With that out of the way, good riddance, Hawkman. In the brief time we’ve come to know you through Arrow/Flash and the Legends of Tomorrow pilot, we’ve already concluded you were just taking screentime away from more compelling characters/performers. Your death instantly opens up so many more story possibilities for Kendra, who had already exhausted that business of “I’m destined to love Carter, but I want to have my own choice, dammit!” It gives the team something to rally around. As Snart says, he didn’t know Carter from Adam, but if you kill a member of his crew you make things personal. Plus, the loss of Carter and his centuries of memories puts everyone on equal footing (well, other than Rip, the actual time traveler).

It’s an old trick, this business of killing off an assumed cast member as early as possible (anyone remember Buffy the Vampire Slayer‘s Jesse?). Legends of Tomorrow is such a strange show, though, that killing off Hawkman doesn’t mean quite as much because we know Carter will just be reincarnated again whenever Kendra dies, unless she kills Savage first at which point we have no idea what will become of the spell keeping the Hawk couple alive across the centuries.

All of that will no doubt have a huge impact on the rest of the season, positioning Kendra as essentially the world’s youngest/oldest widow, but in the here and now “Pilot Part 2” gave us a better idea of how this crazy show will operate. They team will follow a lead about Vandal Savage at some point in history, screw things up because they don’t yet know how to work as a team and splinter off into groups to clean up their collective mess.

In this case, they infiltrate a 1975 warhead auction for terrorists, which is the type of meeting where to make a bid you simply shoot your gun in the air (made me laugh every time). To their surprise, Vandal is not on hand as a buyer, but instead he is the seller behind the auction. Dr. Stein, Snart, Mick and Sara draw too much attention to themselves, sniffed out by Damien Darhk (Arrow‘s current big bad who is also kinda immortal, appearing in a cameo). The gathered terrorists turn to kick some interloper ass only to realize, “Holy shit. Does that guy have a freeze ray? And does that other guy have the world’s smallest, most efficient flamethrower? Whoa, did you see that inch-high man in a robot suit shooting energy beams at us?” And right around then is when that hypothetical terrorist would be knocked out by always badass Sara Lance.

Vandal makes the classic “You can’t catch me and defuse this atomic bomb at the same time!” move, totally unaware that Firestorm can just fly the bomb to a isolated territory and absorb all of its atomic energy, burning the hell out of the surrounding woods but ultimately harming no one.

Well, harming no humans.

And that is when the title card for this episode finally arrived. The show’s pilot lacked in the action department, but “Part 2” makes up for it. In fact, there is another awesome full-team fight sequence at the end of the episode as well. As io9 put it, “With Heat Wave and Captain Cold slinging the elements, Ray Palmer knocking out henchmen with 1mm haymakers, White Canary doling out roundhouse kicks, and Firestorm delivering his own brand of nuclear justice, these fights are crazy, chaotic, and insanely fun to watch.”

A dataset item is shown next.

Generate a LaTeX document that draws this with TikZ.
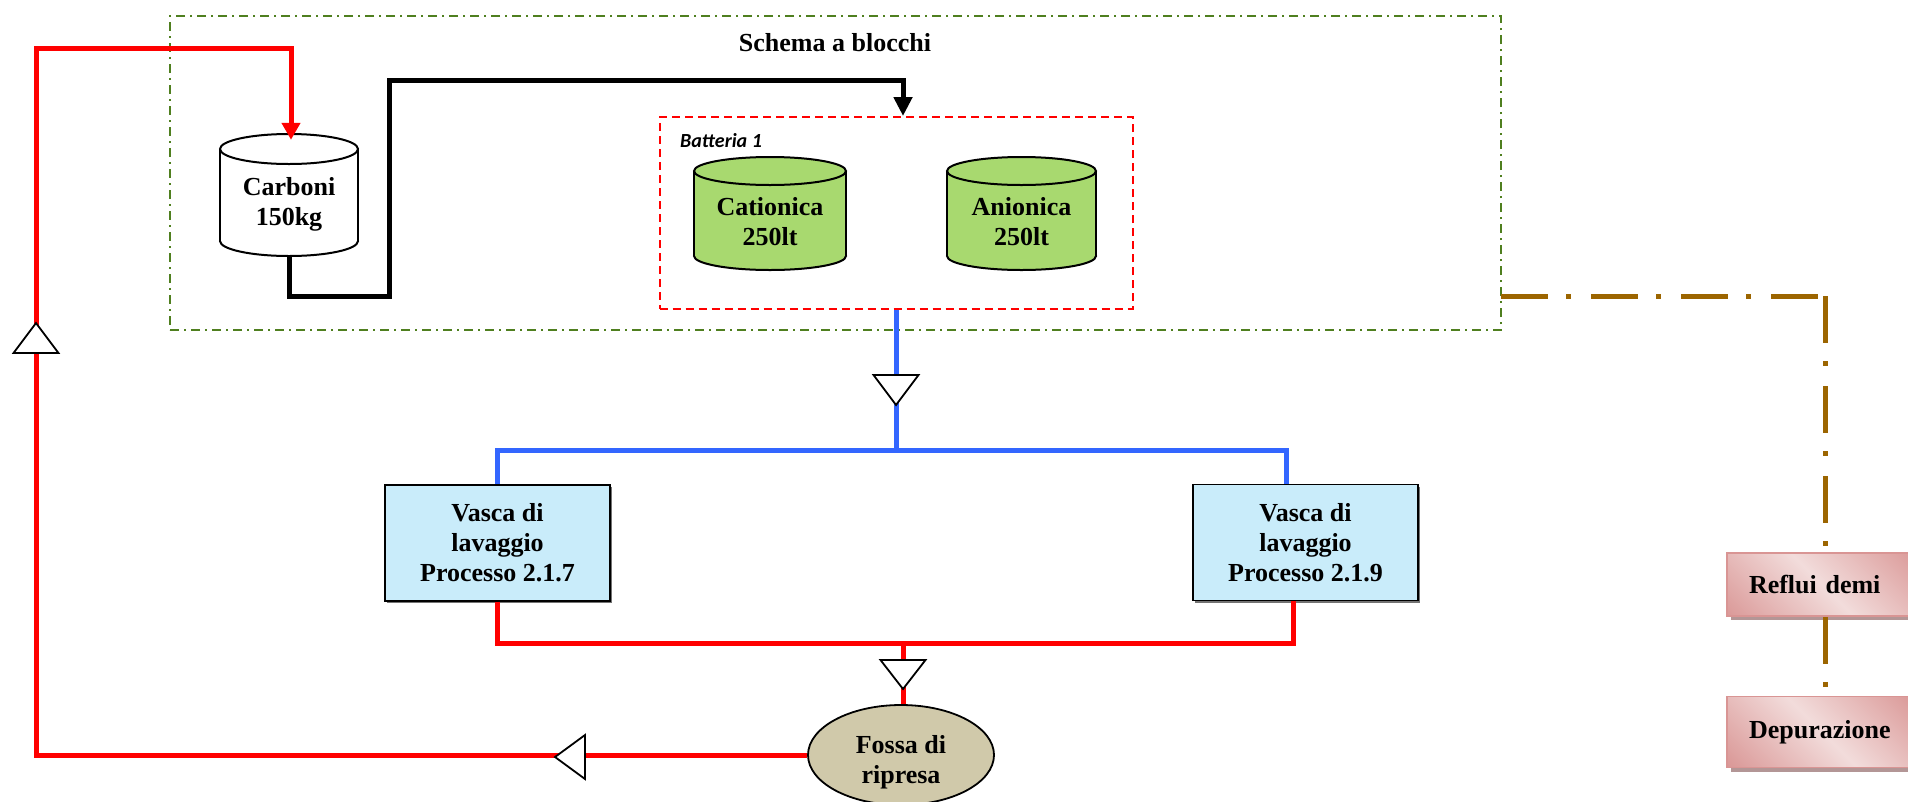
\documentclass[tikz,border=0pt]{standalone}
\usepackage{fontspec}
\setmainfont{Liberation Serif}
\newfontfamily\calibri{Carlito}
\usetikzlibrary{arrows.meta,shadows,calc,shapes.geometric}

\definecolor{redc}{HTML}{FF0000}
\definecolor{bluec}{HTML}{3366FF}
\definecolor{greenc}{HTML}{4F7F1F}
\definecolor{cylg}{HTML}{A8D96F}
\definecolor{vascac}{HTML}{C9ECFA}
\definecolor{fossac}{HTML}{D0C9AA}
\definecolor{brownc}{HTML}{9C6500}
\definecolor{pinkd}{HTML}{D99594}
\definecolor{pinkl}{HTML}{F2DCDB}
\definecolor{shadc}{HTML}{B39696}

\newcommand\mycyl[6]{%
  \pgfmathsetmacro\cyltop{#2+#5}%
  \pgfmathsetmacro\cylbot{#2+#4-#5}%
  \filldraw[fill=#6, line width=2pt] (#1,\cylbot) ellipse[x radius=#3pt, y radius=#5pt];
  \fill[#6] (#1-#3,\cyltop) rectangle (#1+#3,\cylbot);
  \draw[line width=2pt] (#1-#3,\cyltop) -- (#1-#3,\cylbot) (#1+#3,\cyltop) -- (#1+#3,\cylbot);
  \filldraw[fill=#6, line width=2pt] (#1,\cyltop) ellipse[x radius=#3pt, y radius=#5pt];
}

\tikzset{
  txt/.style={font=\fontsize{26}{30}\selectfont\bfseries, align=center, inner sep=0pt},
  boxarea/.style={inner sep=0pt, draw=none},
  schemabox/.style={draw=greenc, line width=1.8pt, dash pattern=on 9pt off 5pt on 2pt off 5pt,
     minimum width=1331pt, minimum height=314pt, inner sep=0pt},
  battbox/.style={draw=redc, line width=2pt, dash pattern=on 8pt off 5pt,
     minimum width=473pt, minimum height=192pt, inner sep=0pt},
  vasca/.style={txt, draw=black, line width=1.6pt, fill=vascac, minimum width=225pt, minimum height=116pt,
     drop shadow={shadow xshift=2pt, shadow yshift=-2pt, fill=black!55, opacity=1}},
  fossast/.style={ellipse, draw=black, line width=1.8pt, fill=fossac, minimum width=186pt, minimum height=100pt, inner sep=0pt},
  pinkbox/.style={txt, align=left, text width=146pt, inner xsep=22pt, inner ysep=0pt, draw=pinkd, line width=1.5pt,
     fill=pinkl,
     path picture={\shade[shading=axis, top color=pinkd, bottom color=pinkd, middle color=pinkl, shading angle=-45]
        ([shift={(-95pt,-95pt)}]path picture bounding box.center) rectangle ([shift={(95pt,95pt)}]path picture bounding box.center);},
     drop shadow={shadow xshift=4pt, shadow yshift=-4pt, fill=shadc, opacity=1}},
  redline/.style={draw=redc, line width=5pt},
  blueline/.style={draw=bluec, line width=5pt},
  blackline/.style={draw=black, line width=5pt},
  brownline/.style={draw=brownc, line width=5pt, dash pattern=on 47pt off 18pt on 5pt off 20pt},
  valve/.style={draw=black, fill=white, line width=1.8pt, line join=miter},
}

\begin{document}
\begin{tikzpicture}[x=1pt,y=-1pt]
\useasboundingbox (0,0) rectangle (1908,801);

% containers
\node[schemabox] (schema) at (835.5,173) {};
\node[txt] (title) at (835,43) {Schema a blocchi};
\node[battbox] (batt) at (896,213) {};
\node[font=\calibri\fontsize{20}{24}\selectfont\bfseries\itshape, anchor=base west, inner sep=0pt] (battlbl) at (680,147) {Batteria 1};

% cylinders
\node[boxarea, minimum width=138pt, minimum height=122pt] (carb) at (289,195) {};
\mycyl{289}{134}{69}{122}{15}{white}
\node[txt] (carbt) at (289,204) {Carboni\\150kg};

\node[boxarea, minimum width=152pt, minimum height=113pt] (cat) at (770,213.5) {};
\mycyl{770}{157}{76}{113}{14}{cylg}
\node[txt] (catt) at (770,222) {Cationica\\250lt};

\node[boxarea, minimum width=149pt, minimum height=113pt] (ani) at (1021.5,213.5) {};
\mycyl{1021.5}{157}{74.5}{113}{14}{cylg}
\node[txt] (anit) at (1021.5,222) {Anionica\\250lt};

% process boxes
\node[vasca] (v1) at (497.5,543) {Vasca di\\lavaggio\\Processo 2.1.7};
\node[vasca] (v2) at (1305.5,542.5) {Vasca di\\lavaggio\\Processo 2.1.9};

\node[fossast] (fossa) at (901,755) {};
\node[txt] (fossat) at (901,762) {Fossa di\\ripresa};

\node[pinkbox, minimum height=63pt] (reflui) at (1822,584.5) {Reflui demi};
\node[pinkbox, minimum height=71pt] (depur) at (1822,732) {Depurazione};

% black connector
\coordinate (k1) at (389,296);
\coordinate (k2) at (389,80);
\coordinate (k3) at (903,80);
\draw[blackline, -{Triangle[width=18pt,length=19pt]}] (carb.south) |- (k1) -- (k2) -- (k3) -- (k3 |- batt.north);

% red return loop
\coordinate (L2) at (36,48);
\coordinate (L3) at (291,48);
\draw[redline, -{Triangle[width=18pt,length=17pt]}] (fossa.west) -| (L2) -- (L3) -- ($(L3 |- carb.north)+(0,6)$);

% red collector
\coordinate (rR) at (1293,643);
\coordinate (rj) at (903,643);
\draw[redline] (v1.south) |- (rR) -- (rR |- v2.south);
\draw[redline] (rj) -- (rj |- fossa.north);

% blue distribution
\coordinate (bL) at (496,450);
\coordinate (bR) at (1286,450);
\draw[blueline] (batt.south) -- (batt.south |- bL);
\draw[blueline] (v1.north) -- (v1.north |- bL) -- (bR) -- (bR |- v2.north);

% brown
\coordinate (b0) at (1501,296);
\coordinate (b1) at (1825,296);
\draw[brownline] (b0) -- (b1);
\draw[brownline] (b1) -- (b1 |- reflui.north);
\draw[brownline] (reflui.south -| b1) -- (b1 |- depur.north);

% valves
\filldraw[valve] (13.5,353) -- (58.5,353) -- (36,323) -- cycle;
\filldraw[valve] (873.5,375) -- (918.5,375) -- (896,405) -- cycle;
\filldraw[valve] (880.5,660) -- (925.5,660) -- (903,689) -- cycle;
\filldraw[valve] (585,735) -- (585,779) -- (555,757) -- cycle;
\end{tikzpicture}
\end{document}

In-between the two big action setpieces, the episode paired our characters off into three groups. Part of Ray’s suit came off during the fight with the terrorists, which Vandal found and will reverse-engineer to move up his world domination, turning Central City into a burning crisp in 2016. They have to stop that from happening. Ray, Mick, and Snart head to Russia to retrieve the dagger which can kill Savage. Jefferson, Sara and Dr. Stein hunt down the 1975 version of Dr. Stein to steal a device only he had which can be used to track the missing part of Ray’s ATOM suit. Meanwhwile, Kendra and Carter hang out on the ship to think back real hard to their days in Egypt when Kendra was among the few people in the world who could read the engravings on the dagger.

It’s an episode which plays its timey wimey card in two different places, recognizing that with a team this size the chances for accidental changes to the space time continuum are greater than usual. Ray’s accident could mean the end of the world, but to clean it up Dr. Stein inadvertently erases his own history with his wife. Thankfully, Rip steps in to fix that, although maybe it would have been avoided in the first place if Rip had done anything else in this episode other than hang out on the ship and wonder why no one was following his orders.

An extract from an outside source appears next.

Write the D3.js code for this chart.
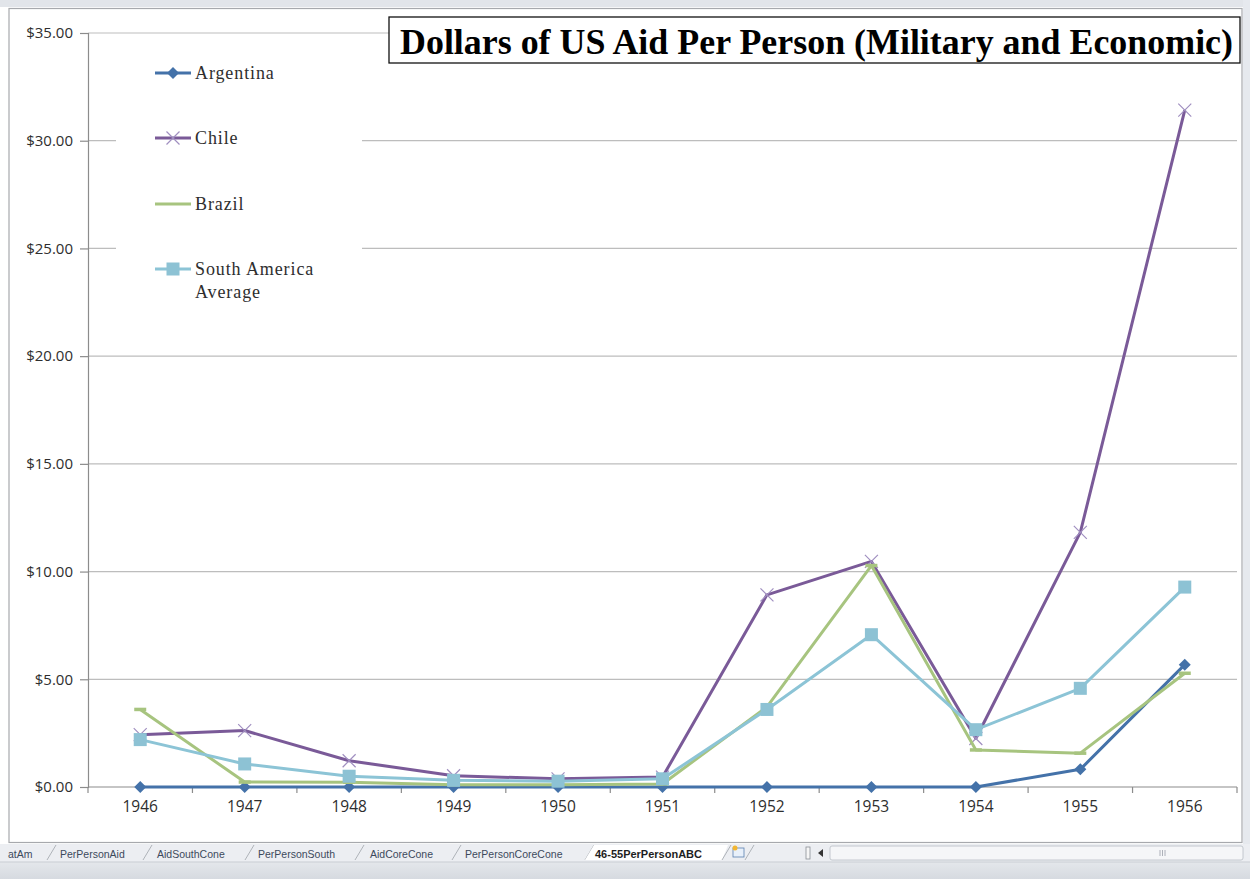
<!DOCTYPE html>
<html>
<head>
<meta charset="utf-8">
<script src="https://cdn.jsdelivr.net/npm/d3@7"></script>
<style>
  html, body { margin: 0; padding: 0; background: #ffffff; }
  svg { display: block; }
</style>
</head>
<body>
<svg id="chart" width="1250" height="879"></svg>
<script>
// ---------- data ----------
const years = ["1946","1947","1948","1949","1950","1951","1952","1953","1954","1955","1956"];
const argentina = [0, 0, 0, 0, 0, 0, 0, 0, 0, 0.82, 5.68];
const chile     = [2.43, 2.62, 1.22, 0.52, 0.38, 0.46, 8.92, 10.47, 2.25, 11.82, 31.42];
const brazil    = [3.6, 0.23, 0.22, 0.11, 0.11, 0.14, 3.72, 10.28, 1.72, 1.57, 5.28];
const saAverage = [2.2, 1.07, 0.5, 0.31, 0.27, 0.38, 3.6, 7.07, 2.66, 4.58, 9.28];
const yTicks = [0, 5, 10, 15, 20, 25, 30, 35];
const seriesNames = ["Argentina", "Chile", "Brazil", "South America|Average"];
const tabLabels = ["atAm", "PerPersonAid", "AidSouthCone", "PerPersonSouth", "AidCoreCone", "PerPersonCoreCone", "46-55PerPersonABC"];
const titleText = "Dollars of US Aid Per Person (Military and Economic)";

// ---------- setup ----------
const svg = d3.select("#chart");
const W = 1250, H = 879;
const plot = { left: 88, right: 1237, top: 33, bottom: 787 };

const x = d3.scaleBand().domain(years).range([plot.left, plot.right]).padding(0);
const y = d3.scaleLinear().domain([0, 35]).range([plot.bottom, plot.top]);

// ---------- window frame ----------
svg.append("rect").attr("x", 0).attr("y", 0).attr("width", W).attr("height", H).attr("fill", "#ffffff");
svg.append("rect").attr("x", 0).attr("y", 0).attr("width", W).attr("height", 7).attr("fill", "#e2e5ea");
svg.append("rect").attr("x", 1243).attr("y", 0).attr("width", 7).attr("height", 845).attr("fill", "#e6e9ee");
svg.append("rect").attr("x", 9).attr("y", 8.5).attr("width", 1233).attr("height", 834).attr("fill", "#ffffff")
  .attr("stroke", "#a7a9ad").attr("stroke-width", 1.2);

// tab bar
svg.append("rect").attr("x", 0).attr("y", 844).attr("width", W).attr("height", 18).attr("fill", "#eceef2");
const grad = svg.append("defs").append("linearGradient").attr("id", "sb").attr("x1", 0).attr("y1", 0).attr("x2", 0).attr("y2", 1);
grad.append("stop").attr("offset", "0%").attr("stop-color", "#e4e7eb");
grad.append("stop").attr("offset", "100%").attr("stop-color", "#d6dae0");
svg.append("rect").attr("x", 0).attr("y", 862).attr("width", W).attr("height", 17).attr("fill", "url(#sb)");
svg.append("line").attr("x1", 0).attr("x2", W).attr("y1", 862).attr("y2", 862).attr("stroke", "#c9cdd3");

const tabX = [8, 60, 157, 258, 370, 465, 595];
const sepX = [47, 143, 245, 355, 452, 585];
sepX.forEach(sx => {
  svg.append("line").attr("x1", sx).attr("y1", 860).attr("x2", sx + 9).attr("y2", 845)
    .attr("stroke", "#9ea3aa").attr("stroke-width", 0.8);
});
// active tab
svg.append("path").attr("d", "M585,860 L594,845 L728,845 L722,860 Z").attr("fill", "#ffffff");
svg.append("line").attr("x1", 722).attr("y1", 860).attr("x2", 731).attr("y2", 845).attr("stroke", "#9ea3aa").attr("stroke-width", 0.8);
svg.append("line").attr("x1", 745).attr("y1", 860).attr("x2", 754).attr("y2", 845).attr("stroke", "#9ea3aa").attr("stroke-width", 0.8);
// new sheet icon
svg.append("rect").attr("x", 733).attr("y", 848).attr("width", 11).attr("height", 9).attr("fill", "#e8f0fa").attr("stroke", "#5a7fb0").attr("stroke-width", 0.8);
svg.append("circle").attr("cx", 735).attr("cy", 848).attr("r", 2.5).attr("fill", "#f2b632");

tabLabels.forEach((t, i) => {
  svg.append("text").attr("x", tabX[i]).attr("y", 857.5)
    .attr("font-family", "'Liberation Sans', Arial, sans-serif")
    .attr("font-size", i === 6 ? 11 : 10.5)
    .attr("font-weight", i === 6 ? "bold" : "normal")
    .attr("fill", i === 6 ? "#1e1e1e" : "#3c4a5c")
    .text(t);
});
// split handle and arrow
svg.append("rect").attr("x", 806).attr("y", 847).attr("width", 4).attr("height", 12).attr("fill", "#f6f6f6").attr("stroke", "#8a8f96").attr("stroke-width", 0.8);
svg.append("path").attr("d", "M818,853 L823,849 L823,857 Z").attr("fill", "#333");
svg.append("rect").attr("x", 830).attr("y", 846).attr("width", 413).attr("height", 14).attr("rx", 2)
  .attr("fill", "#f5f6f8").attr("stroke", "#b7bcc4").attr("stroke-width", 0.8);
[1160, 1162.5, 1165].forEach(gx => {
  svg.append("line").attr("x1", gx).attr("x2", gx).attr("y1", 850).attr("y2", 856).attr("stroke", "#9aa0a8").attr("stroke-width", 0.8);
});

// ---------- gridlines ----------
svg.append("g").selectAll("line").data(yTicks.filter(d => d > 0)).join("line")
  .attr("x1", plot.left).attr("x2", plot.right)
  .attr("y1", d => y(d)).attr("y2", d => y(d))
  .attr("stroke", "#bdbdbd").attr("stroke-width", 1.2);

// ---------- axes ----------
const yAxis = d3.axisLeft(y).tickValues(yTicks).tickSize(8).tickPadding(7).tickFormat(d3.format("$.2f"));
const gy = svg.append("g").attr("transform", `translate(${plot.left},0)`).call(yAxis);
gy.select(".domain").attr("stroke", "#8c8c8c").attr("stroke-width", 1.2);
gy.selectAll(".tick line").attr("stroke", "#8c8c8c").attr("stroke-width", 1.2);
gy.selectAll(".tick text").attr("font-family", "'Open Sans', 'Liberation Sans', sans-serif")
  .attr("font-size", 15).attr("fill", "#2e2e2e");

const xAxis = d3.axisBottom(x).tickSize(0).tickPadding(14);
const gx = svg.append("g").attr("transform", `translate(0,${plot.bottom})`).call(xAxis);
gx.select(".domain").remove();
gx.selectAll(".tick text").attr("font-family", "'Open Sans', 'Liberation Sans', sans-serif")
  .attr("font-size", 15.5).attr("fill", "#2e2e2e");
svg.append("line").attr("x1", plot.left).attr("x2", plot.right).attr("y1", plot.bottom).attr("y2", plot.bottom)
  .attr("stroke", "#8c8c8c").attr("stroke-width", 1.2);
const boundaries = years.map(d => x(d)).concat([x(years[years.length - 1]) + x.bandwidth()]);
svg.append("g").selectAll("line").data(boundaries).join("line")
  .attr("x1", d => d).attr("x2", d => d).attr("y1", plot.bottom).attr("y2", plot.bottom + 6)
  .attr("stroke", "#8c8c8c").attr("stroke-width", 1.2);

// ---------- series ----------
const cx = d => x(d) + x.bandwidth() / 2;
const series = [
  { name: "Argentina", values: argentina, line: "#4472a9", marker: "diamond", mfill: "#4472a9" },
  { name: "Chile", values: chile, line: "#7a5a98", marker: "x", mfill: "#a08fc0" },
  { name: "Brazil", values: brazil, line: "#a7c47f", marker: "dash", mfill: "#a7c47f" },
  { name: "South America Average", values: saAverage, line: "#8cc4d6", marker: "square", mfill: "#8dc2d4" }
];

const lineGen = d3.line().x((d, i) => cx(years[i])).y(d => y(d));

function drawMarker(g, type, px, py, color, legend) {
  if (type === "diamond") {
    g.append("path").attr("d", `M${px},${py - 6} L${px + 6},${py} L${px},${py + 6} L${px - 6},${py} Z`).attr("fill", color);
  } else if (type === "square") {
    g.append("rect").attr("x", px - 6.5).attr("y", py - 6.5).attr("width", 13).attr("height", 13).attr("fill", color);
  } else if (type === "x") {
    const s = 6.5;
    g.append("path").attr("d", `M${px - s},${py - s} L${px + s},${py + s} M${px - s},${py + s} L${px + s},${py - s}`)
      .attr("stroke", color).attr("stroke-width", 1.2).attr("fill", "none");
  } else if (type === "dash" && !legend) {
    g.append("line").attr("x1", px - 6).attr("x2", px + 6).attr("y1", py).attr("y2", py)
      .attr("stroke", color).attr("stroke-width", 3.5);
  }
}

series.forEach(s => {
  const g = svg.append("g");
  g.append("path").datum(s.values).attr("d", lineGen)
    .attr("fill", "none").attr("stroke", s.line).attr("stroke-width", 3).attr("stroke-linejoin", "round");
  s.values.forEach((v, i) => drawMarker(g, s.marker, cx(years[i]), y(v), s.mfill, false));
});

// ---------- legend ----------
svg.append("rect").attr("x", 116).attr("y", 46).attr("width", 246).attr("height", 260).attr("fill", "#ffffff");
const legendY = [73, 138, 204, 269];
series.forEach((s, i) => {
  const g = svg.append("g");
  const ly = legendY[i];
  g.append("line").attr("x1", 155).attr("x2", 191).attr("y1", ly).attr("y2", ly)
    .attr("stroke", s.line).attr("stroke-width", 3);
  drawMarker(g, s.marker, 173, ly, s.mfill, true);
  const parts = seriesNames[i].split("|");
  parts.forEach((p, j) => {
    g.append("text").attr("x", 195).attr("y", ly + 6 + j * 23)
      .attr("font-family", "'Liberation Serif', 'Times New Roman', serif")
      .attr("font-size", 18).attr("fill", "#2e2e2e").attr("letter-spacing", 0.9)
      .text(p);
  });
});

// ---------- title ----------
svg.append("rect").attr("x", 389).attr("y", 17).attr("width", 851).attr("height", 46)
  .attr("fill", "#ffffff").attr("stroke", "#111").attr("stroke-width", 1.3);
svg.append("text").attr("x", 400).attr("y", 54)
  .attr("font-family", "'Liberation Serif', 'Times New Roman', serif")
  .attr("font-weight", "bold").attr("font-size", 35).attr("fill", "#000")
  .attr("textLength", 833).attr("lengthAdjust", "spacingAndGlyphs")
  .text(titleText);
</script>
</body>
</html>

This is the first real proper episode of Legends of Tomorrow, and it doesn’t instantly make up for this show’s central flaw of gathering together a bunch of characters who have no real connections to each other. The only thing that that will solve that is time. We need to see these people together for more episodes, and the writers need to keep trying odd couple pairings to find surprising fits, like how Ray and Snart bickered throughout “Pilot Part 2” before reaching something close to mutual respect. Plus, it was just good comedy to see Dudley-Do-Right Ray Palmer royally screwing up a simple house break-in much to Snart and Mick’s annoyance.

On the other side of the episode, Dr. Stein and Jefferson grew closer together, making their way through plenty of 70s jokes and lines like, “I do not partake in the cannabis.” Sara also theoretically grew closer to both of them, but since she was mostly there to distract the young Dr. Stein this wasn’t really her episode. However, with a cast this size you get the impression that whereas “Pilot Part 2” found plenty of time for Dr. Stein the next episode or the episode after that could have plenty for Sara but little for Dr. Stein. We’ll take what we can get as the show still figures out what it’s doing, but “Pilot, Part 2” gives me more hope that they’ll crack the code with this show soon enough.

THE NOTES

1. If they had failed to save the future would next week’s episode of The Flash just have been 45 minutes of burning Central City rubble?

2. Where the heck was Rip for most of this episode?

3. After Heat Wave and Captain Cold stand back-to-back and let loose on the poor bastards around them, you’d expect expect to see some actual people on fire and others frozen into blocks of ice. Yeah, that didn’t happen.